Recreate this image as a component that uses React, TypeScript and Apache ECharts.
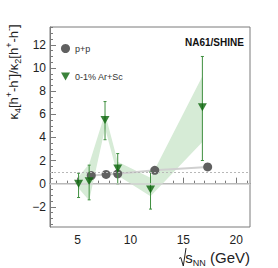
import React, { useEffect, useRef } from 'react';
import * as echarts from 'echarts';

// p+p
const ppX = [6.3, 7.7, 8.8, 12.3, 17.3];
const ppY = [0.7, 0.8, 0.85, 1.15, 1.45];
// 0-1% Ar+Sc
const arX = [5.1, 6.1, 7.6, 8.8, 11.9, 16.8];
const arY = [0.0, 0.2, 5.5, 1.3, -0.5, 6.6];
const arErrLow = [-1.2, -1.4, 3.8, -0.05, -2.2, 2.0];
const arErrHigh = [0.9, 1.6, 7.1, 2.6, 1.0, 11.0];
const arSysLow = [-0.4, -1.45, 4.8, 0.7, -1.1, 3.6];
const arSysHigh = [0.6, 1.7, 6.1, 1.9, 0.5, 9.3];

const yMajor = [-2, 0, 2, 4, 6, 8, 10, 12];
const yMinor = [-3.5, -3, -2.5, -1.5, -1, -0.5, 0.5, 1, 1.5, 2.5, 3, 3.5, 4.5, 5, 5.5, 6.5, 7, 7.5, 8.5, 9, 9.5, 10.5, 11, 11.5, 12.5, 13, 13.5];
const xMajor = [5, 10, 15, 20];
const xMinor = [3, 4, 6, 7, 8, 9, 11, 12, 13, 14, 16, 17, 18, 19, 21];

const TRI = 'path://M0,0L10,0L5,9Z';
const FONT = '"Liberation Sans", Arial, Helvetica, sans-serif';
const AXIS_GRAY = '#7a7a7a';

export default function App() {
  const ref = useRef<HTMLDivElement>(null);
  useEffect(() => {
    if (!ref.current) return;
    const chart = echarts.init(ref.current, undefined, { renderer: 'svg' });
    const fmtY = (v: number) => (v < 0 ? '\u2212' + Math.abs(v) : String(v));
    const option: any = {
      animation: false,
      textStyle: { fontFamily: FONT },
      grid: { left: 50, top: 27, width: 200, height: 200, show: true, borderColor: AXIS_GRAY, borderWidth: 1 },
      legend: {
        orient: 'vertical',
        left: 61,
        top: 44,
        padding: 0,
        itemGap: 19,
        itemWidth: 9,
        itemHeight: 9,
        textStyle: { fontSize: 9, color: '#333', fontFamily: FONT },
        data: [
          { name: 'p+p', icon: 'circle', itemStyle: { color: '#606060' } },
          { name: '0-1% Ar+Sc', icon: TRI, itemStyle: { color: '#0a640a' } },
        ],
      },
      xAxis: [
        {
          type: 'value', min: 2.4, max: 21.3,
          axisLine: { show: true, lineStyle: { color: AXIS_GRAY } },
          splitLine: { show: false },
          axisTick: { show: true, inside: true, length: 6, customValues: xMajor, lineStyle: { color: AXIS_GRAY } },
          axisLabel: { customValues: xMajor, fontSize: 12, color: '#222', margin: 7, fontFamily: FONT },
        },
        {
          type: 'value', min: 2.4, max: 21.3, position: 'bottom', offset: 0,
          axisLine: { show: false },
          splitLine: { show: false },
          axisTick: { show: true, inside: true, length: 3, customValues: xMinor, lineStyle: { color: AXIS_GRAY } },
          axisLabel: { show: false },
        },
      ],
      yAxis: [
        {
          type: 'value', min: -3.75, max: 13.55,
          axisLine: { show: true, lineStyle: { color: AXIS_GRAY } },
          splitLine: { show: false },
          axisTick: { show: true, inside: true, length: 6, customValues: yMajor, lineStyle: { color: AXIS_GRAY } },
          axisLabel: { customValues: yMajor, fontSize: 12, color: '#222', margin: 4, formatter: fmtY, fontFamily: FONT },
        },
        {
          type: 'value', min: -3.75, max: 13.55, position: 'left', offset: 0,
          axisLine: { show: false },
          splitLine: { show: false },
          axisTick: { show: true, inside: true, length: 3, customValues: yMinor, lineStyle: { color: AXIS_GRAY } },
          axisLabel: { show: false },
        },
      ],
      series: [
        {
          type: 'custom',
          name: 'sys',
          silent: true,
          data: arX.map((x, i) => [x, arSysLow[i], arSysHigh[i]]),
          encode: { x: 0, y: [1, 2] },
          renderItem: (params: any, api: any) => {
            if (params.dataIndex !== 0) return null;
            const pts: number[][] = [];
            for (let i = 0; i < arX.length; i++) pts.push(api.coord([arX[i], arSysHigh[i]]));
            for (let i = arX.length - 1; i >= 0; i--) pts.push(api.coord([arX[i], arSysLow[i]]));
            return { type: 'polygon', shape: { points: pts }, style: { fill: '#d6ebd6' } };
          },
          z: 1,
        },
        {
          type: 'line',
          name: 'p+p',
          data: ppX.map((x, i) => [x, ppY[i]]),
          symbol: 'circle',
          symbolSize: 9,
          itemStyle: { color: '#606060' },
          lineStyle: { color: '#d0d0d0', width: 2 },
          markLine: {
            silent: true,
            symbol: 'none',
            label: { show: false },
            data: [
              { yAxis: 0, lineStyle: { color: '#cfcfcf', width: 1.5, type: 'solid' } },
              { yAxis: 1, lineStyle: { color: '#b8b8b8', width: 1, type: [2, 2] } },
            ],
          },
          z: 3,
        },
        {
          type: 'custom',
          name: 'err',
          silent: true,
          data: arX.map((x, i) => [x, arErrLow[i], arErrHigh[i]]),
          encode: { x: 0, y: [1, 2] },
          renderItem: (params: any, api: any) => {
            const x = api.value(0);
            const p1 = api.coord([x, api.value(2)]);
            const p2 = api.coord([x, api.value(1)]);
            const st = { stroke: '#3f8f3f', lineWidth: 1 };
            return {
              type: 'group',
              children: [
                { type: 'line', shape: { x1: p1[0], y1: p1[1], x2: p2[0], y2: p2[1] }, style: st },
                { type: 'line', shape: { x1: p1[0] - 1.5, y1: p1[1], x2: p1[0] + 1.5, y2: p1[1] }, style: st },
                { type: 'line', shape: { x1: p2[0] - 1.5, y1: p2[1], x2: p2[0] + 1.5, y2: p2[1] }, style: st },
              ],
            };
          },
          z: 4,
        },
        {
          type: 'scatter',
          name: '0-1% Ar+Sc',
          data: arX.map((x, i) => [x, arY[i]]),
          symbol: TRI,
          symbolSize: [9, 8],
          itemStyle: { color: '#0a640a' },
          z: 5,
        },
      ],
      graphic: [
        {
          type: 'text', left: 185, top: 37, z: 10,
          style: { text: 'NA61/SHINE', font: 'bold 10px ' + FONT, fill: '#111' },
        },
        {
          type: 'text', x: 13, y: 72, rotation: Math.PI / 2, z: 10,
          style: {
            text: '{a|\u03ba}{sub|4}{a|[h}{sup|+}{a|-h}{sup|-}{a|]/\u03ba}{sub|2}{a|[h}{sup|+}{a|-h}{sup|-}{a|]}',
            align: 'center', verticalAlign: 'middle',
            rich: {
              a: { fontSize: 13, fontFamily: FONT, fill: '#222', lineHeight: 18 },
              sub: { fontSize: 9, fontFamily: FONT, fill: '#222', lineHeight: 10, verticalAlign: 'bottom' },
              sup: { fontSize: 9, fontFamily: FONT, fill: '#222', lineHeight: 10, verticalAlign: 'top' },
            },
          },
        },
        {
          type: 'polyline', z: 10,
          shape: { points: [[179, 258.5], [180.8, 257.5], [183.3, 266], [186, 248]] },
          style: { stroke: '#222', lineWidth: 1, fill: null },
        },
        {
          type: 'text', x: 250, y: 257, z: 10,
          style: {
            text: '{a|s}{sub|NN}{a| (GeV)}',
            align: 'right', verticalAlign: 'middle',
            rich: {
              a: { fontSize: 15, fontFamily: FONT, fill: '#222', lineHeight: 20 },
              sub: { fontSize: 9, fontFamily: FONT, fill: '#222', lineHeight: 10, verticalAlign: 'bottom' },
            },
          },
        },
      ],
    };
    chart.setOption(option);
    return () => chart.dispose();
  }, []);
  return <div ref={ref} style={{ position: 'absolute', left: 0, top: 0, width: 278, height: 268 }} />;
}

.....

_Exercise description_. Every line that holds the word "React" counts once; state the total number of such lines and nothing else.

_Answer in full_. 2